▶ _Goal_:
The material below holds pictures; leave them out and reproduce exactly the lines from the one with "Convert this chart to matplotlib code." through the one with "plt.rcParams['font.stretch'] = 'condensed'", inclusive.

(Records)
-----

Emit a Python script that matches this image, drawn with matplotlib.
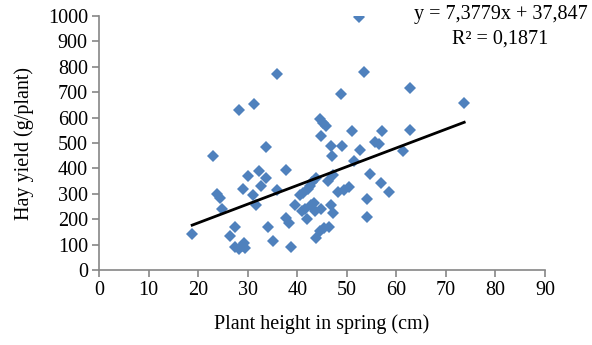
import matplotlib.pyplot as plt
import numpy as np

plt.rcParams['font.family'] = ['Liberation Serif', 'DejaVu Serif']

# plant height in spring (cm) and hay yield (g/plant)
height = [18.8, 23.1, 23.9, 24.4, 24.8, 26.4, 27.5, 27.4, 28.2, 28.8,
          29.3, 29.5, 28.2, 29.1, 30.1, 31.2, 31.1, 31.6, 32.2, 32.6,
          33.8, 33.8, 34.2, 35.2, 35.9, 35.9, 37.8, 37.8, 38.4, 38.8,
          39.5, 40.5, 41.1, 41.6, 41.9, 42.2, 42.6, 43.0, 43.3, 43.6,
          43.8, 43.8, 44.6, 45.5, 46.5, 44.5, 45.2, 45.8, 44.7, 46.2,
          47.2, 46.9, 47.3, 46.9, 47.1, 48.9, 48.2, 49.0, 49.4, 50.5,
          51.0, 51.4, 52.5, 52.7, 53.4, 54.1, 54.1, 54.7, 55.6, 56.6,
          56.9, 57.1, 58.6, 61.4, 62.8, 62.8, 73.7, 42.8, 41.0, 44.9]
hay_yield = [140, 449, 300, 282, 241, 135, 171, 90, 82, 95,
             108, 88, 630, 320, 371, 652, 297, 254, 388, 330,
             361, 483, 170, 116, 772, 316, 395, 203, 186, 91,
             256, 295, 305, 240, 200, 320, 330, 348, 262, 232,
             361, 125, 155, 165, 171, 593, 578, 566, 527, 350,
             374, 257, 225, 490, 448, 693, 308, 490, 315, 325,
             548, 428, 995, 472, 781, 280, 209, 376, 505, 495,
             343, 548, 307, 470, 718, 551, 657, 256, 233, 240]

# linear trendline coefficients
slope = 7.3779
intercept = 37.847
r2 = 0.1871

fs = 14.5

fig = plt.figure(figsize=(5.92, 3.45), dpi=100)
ax = fig.add_axes([0.1672, 0.2174, 0.7534, 0.7362])

ax.plot(height, hay_yield, linestyle='none', marker='D', ms=6.5,
        color='#4F81BD', markeredgewidth=0, zorder=2)

xs = np.array([min(height), max(height)])
ax.plot(xs, slope * xs + intercept, color='black', lw=2, zorder=3)

ax.set_xlim(0, 90)
ax.set_ylim(0, 1000)
ax.set_xticks(np.arange(0, 91, 10))
ax.set_yticks(np.arange(0, 1001, 100))

for side in ['top', 'right']:
    ax.spines[side].set_visible(False)
for side in ['left', 'bottom']:
    ax.spines[side].set_color('#868686')
    ax.spines[side].set_linewidth(1.2)
ax.tick_params(direction='out', length=5, width=1.2, color='#868686',
               labelsize=fs, labelcolor='black', pad=3)

ax.set_xlabel('Plant height in spring (cm)', fontsize=fs, labelpad=10)
ax.set_ylabel('Hay yield (g/plant)', fontsize=fs, labelpad=10)

eq = 'y = ' + f'{slope:.4f}'.replace('.', ',') + 'x + ' + f'{intercept:.3f}'.replace('.', ',')
fig.text(588 / 592, 1 - 15 / 345, eq, ha='right', va='center', fontsize=fs)
fig.text(548 / 592, 1 - 39 / 345, 'R² = ' + f'{r2:.4f}'.replace('.', ','),
         ha='right', va='center', fontsize=fs)

fig.savefig('out.png', dpi=100, facecolor='white')
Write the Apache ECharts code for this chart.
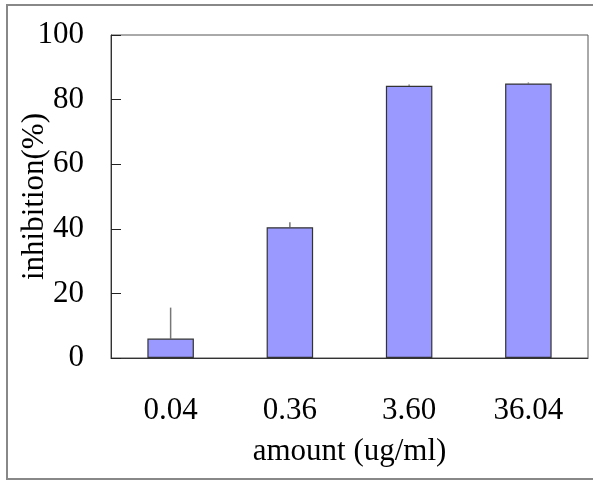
<!DOCTYPE html>
<html>
<head>
<meta charset="utf-8">
<script src="https://cdn.jsdelivr.net/npm/echarts@6/dist/echarts.min.js"></script>
<style>
html,body{margin:0;padding:0;background:#fff;}
#c{width:593px;height:482px;}
</style>
</head>
<body>
<div id="c"></div>
<script>
var categories = ['0.04', '0.36', '3.60', '36.04'];
var inhibition = [6.0, 40.5, 84.3, 85.0];
var errors = [9.6, 1.5, 0.4, 0.3];
var yTicks = [0, 20, 40, 60, 80, 100];

var chart = echarts.init(document.getElementById('c'), null, {renderer: 'canvas'});
var font = 'Liberation Serif';
chart.setOption({
  backgroundColor: '#fff',
  animation: false,
  graphic: [{
    type: 'rect',
    shape: {x: 7, y: 5, width: 610, height: 474},
    style: {fill: 'none', stroke: '#888', lineWidth: 2},
    z: 100
  }],
  grid: {left: 111, right: 5, top: 35, bottom: 124, containLabel: false, outerBoundsMode: 'none', show: true, borderColor: '#555', borderWidth: 1, backgroundColor: 'transparent'},
  xAxis: {
    type: 'category',
    data: categories,
    name: 'amount (ug/ml)',
    nameLocation: 'middle',
    nameGap: 78,
    nameMoveOverlap: false,
    nameTextStyle: {fontFamily: font, fontSize: 31, color: '#000'},
    axisLine: {lineStyle: {color: '#333', width: 1}},
    axisTick: {inside: true, length: 12, lineStyle: {color: '#222'}},
    axisLabel: {fontFamily: font, fontSize: 31, color: '#000', margin: 37},
    splitLine: {show: false}
  },
  yAxis: {
    type: 'value',
    min: yTicks[0],
    max: yTicks[yTicks.length - 1],
    interval: 20,
    name: 'inhibition(%)',
    nameLocation: 'middle',
    nameGap: 61,
    nameMoveOverlap: false,
    nameRotate: 90,
    nameTextStyle: {fontFamily: font, fontSize: 31, color: '#000'},
    axisLine: {show: true, lineStyle: {color: '#333', width: 1}},
    axisTick: {show: true, inside: true, length: 10, lineStyle: {color: '#222'}},
    axisLabel: {fontFamily: font, fontSize: 31, color: '#000', margin: 27},
    splitLine: {show: false}
  },
  series: [{
    type: 'bar',
    data: inhibition,
    barWidth: '39%',
    itemStyle: {color: '#9999FF', borderColor: '#333', borderWidth: 1.2}
  }, {
    type: 'custom',
    z: 1,
    data: inhibition.map(function (v, i) { return [i, v, v + errors[i]]; }),
    renderItem: function (params, api) {
      var p0 = api.coord([api.value(0), api.value(1)]);
      var p1 = api.coord([api.value(0), api.value(2)]);
      return {
        type: 'line',
        shape: {x1: p0[0], y1: p0[1], x2: p1[0], y2: p1[1]},
        style: {stroke: '#777', lineWidth: 1.5}
      };
    }
  }]
});
</script>
</body>
</html>
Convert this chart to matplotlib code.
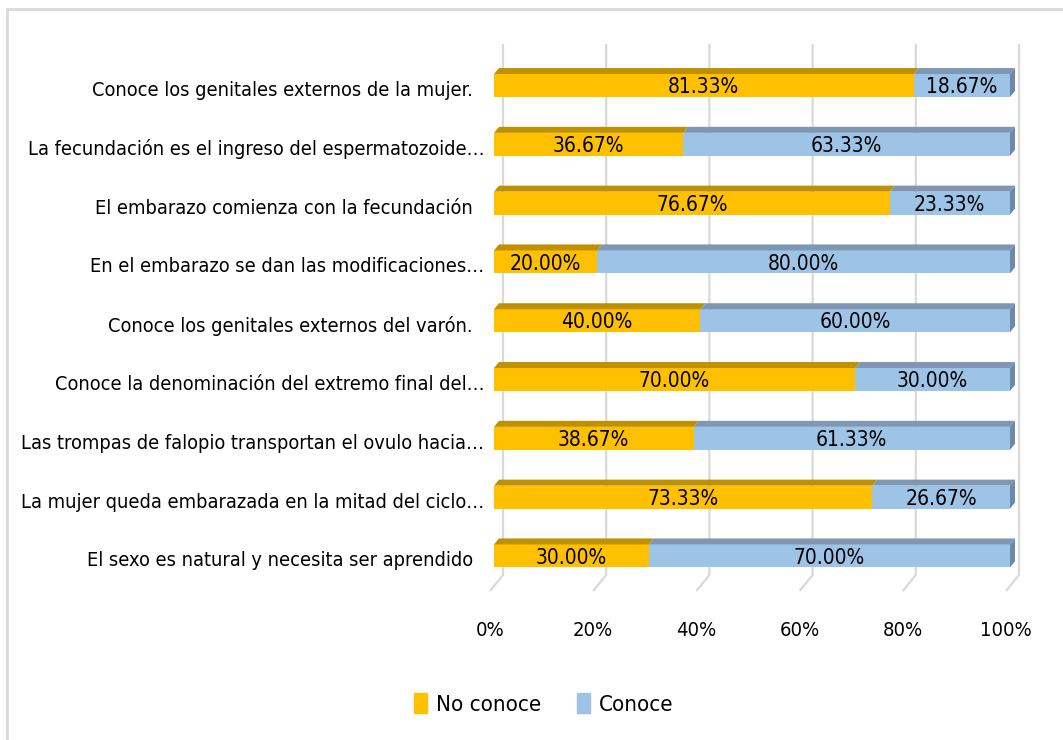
import numpy as np
import matplotlib
matplotlib.use("Agg")
import matplotlib.pyplot as plt
from matplotlib.patches import Polygon, Rectangle, Patch

plt.rcParams['font.family'] = ['DejaVu Sans']
plt.rcParams['font.stretch'] = 'condensed'

# data (top to bottom)
preguntas = [
    "Conoce los genitales externos de la mujer.  ",
    "La fecundación es el ingreso del espermatozoide…",
    "El embarazo comienza con la fecundación  ",
    "En el embarazo se dan las modificaciones…",
    "Conoce los genitales externos del varón.  ",
    "Conoce la denominación del extremo final del…",
    "Las trompas de falopio transportan el ovulo hacia…",
    "La mujer queda embarazada en la mitad del ciclo…",
    "El sexo es natural y necesita ser aprendido  ",
]
no_conoce = [81.33, 36.67, 76.67, 20.00, 40.00, 70.00, 38.67, 73.33, 30.00]
conoce = [18.67, 63.33, 23.33, 80.00, 60.00, 30.00, 61.33, 26.67, 70.00]
ticks = [0, 20, 40, 60, 80, 100]

c_no, c_no_top = "#FFC000", "#BF9000"
c_si, c_si_top, c_si_side = "#9DC3E6", "#7E97B3", "#6E89A6"
grid_c = "#D9D9D9"

W, H = 1063, 740
fig = plt.figure(figsize=(W / 100, H / 100), dpi=100)

# axes placed in pixels; x data 0..100 -> bar front 494..1010 px
pxx, pxy = 5.16, 58.8
ax_l, ax_r, ax_t, ax_b = 487, 1035, 30, 600
ax = fig.add_axes([ax_l / W, 1 - ax_b / H, (ax_r - ax_l) / W, (ax_b - ax_t) / H])
ax.set_xlim((ax_l - 494) / pxx, (ax_r - 494) / pxx)
ax.set_ylim((ax_b - 85.5) / pxy, (ax_t - 85.5) / pxy)
for s in ax.spines.values():
    s.set_visible(False)

# 3d offsets in data units
bar_h = 0.39
dx, dy = 5 / pxx, 6 / pxy
wall_off = 9 / pxx
front_off = -4 / pxx
wall_top, wall_bot, floor_front = (44 - 85.5) / pxy, (575 - 85.5) / pxy, (591 - 85.5) / pxy

# back wall gridlines + floor diagonals
for v in ticks:
    ax.plot([v + wall_off, v + wall_off, v + front_off],
            [wall_top, wall_bot, floor_front], color=grid_c, lw=1.6, zorder=1,
            solid_capstyle='butt')

y = np.arange(len(preguntas))
ax.barh(y, no_conoce, height=bar_h, color=c_no, zorder=3)
ax.barh(y, conoce, left=no_conoce, height=bar_h, color=c_si, zorder=3)

for i in range(len(preguntas)):
    top = y[i] - bar_h / 2
    bot = y[i] + bar_h / 2
    a = no_conoce[i]
    b = a + conoce[i]
    # top faces
    ax.add_patch(Polygon([(0, top), (dx, top - dy), (a + dx, top - dy), (a, top)],
                         closed=True, color=c_no_top, lw=0, zorder=3))
    ax.add_patch(Polygon([(a, top), (a + dx, top - dy), (b + dx, top - dy), (b, top)],
                         closed=True, color=c_si_top, lw=0, zorder=3))
    # right side face
    ax.add_patch(Polygon([(b, top), (b + dx, top - dy), (b + dx, bot - dy), (b, bot)],
                         closed=True, color=c_si_side, lw=0, zorder=3))
    ax.text(a / 2, y[i] + 0.03, f"{no_conoce[i]:.2f}%", ha='center', va='center',
            fontsize=15, zorder=5)
    ax.text(a + conoce[i] / 2, y[i] + 0.03, f"{conoce[i]:.2f}%", ha='center', va='center',
            fontsize=15, zorder=5)

ax.set_yticks(y + 0.05, labels=preguntas, fontsize=14.3)
ax.set_xticks(np.array(ticks) + front_off, labels=[f"{v}%" for v in ticks], fontsize=14.5)
ax.tick_params(axis='y', length=0, pad=2)
ax.tick_params(axis='x', length=0, pad=15)

handles = [Patch(color=c_no, label="No conoce"), Patch(color=c_si, label="Conoce")]
fig.legend(handles=handles, loc='center', bbox_to_anchor=(544 / W, 1 - 704 / H),
           ncol=2, frameon=False, fontsize=16, handlelength=0.6, handleheight=1.0,
           handletextpad=0.4, columnspacing=1.6)

# chart border
fig.add_artist(Rectangle((7 / W, -0.05), 1.1, 1 - 9 / H + 0.05, transform=fig.transFigure,
                         fill=False, edgecolor=grid_c, lw=2))

fig.savefig("out.png", dpi=100)
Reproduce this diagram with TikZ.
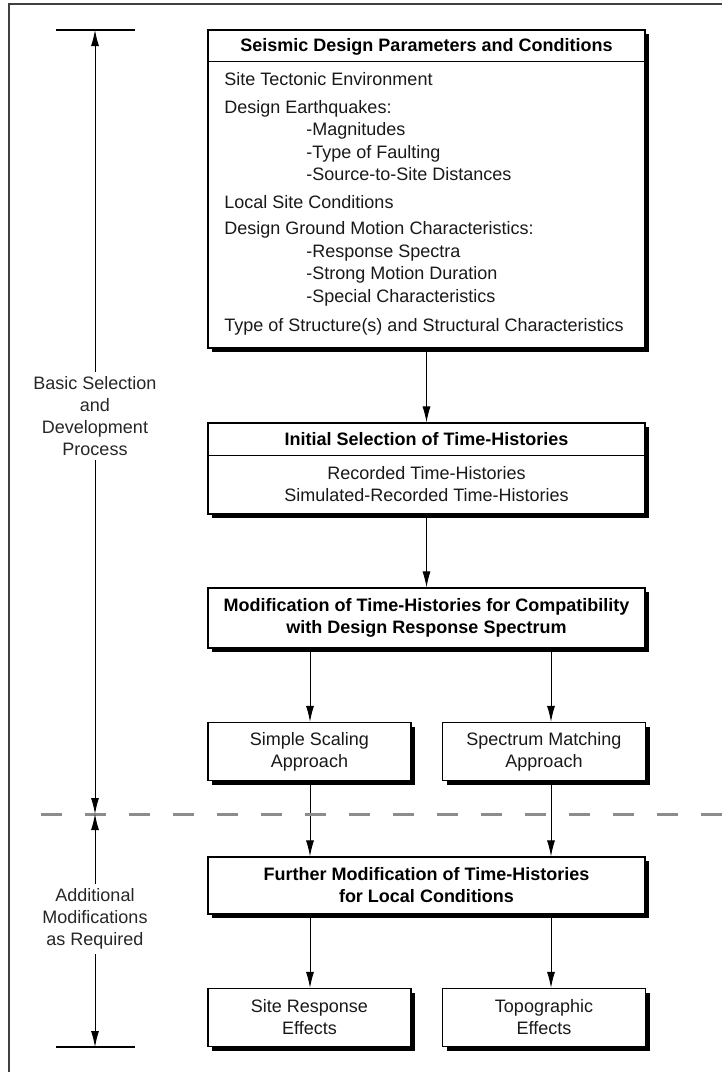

-----

▶ _Reply_:
Convert this chart to matplotlib code.
import numpy as np
import matplotlib
matplotlib.use("Agg")
import matplotlib.pyplot as plt
from matplotlib.patches import Polygon, Rectangle, Patch

plt.rcParams['font.family'] = ['DejaVu Sans']
plt.rcParams['font.stretch'] = 'condensed'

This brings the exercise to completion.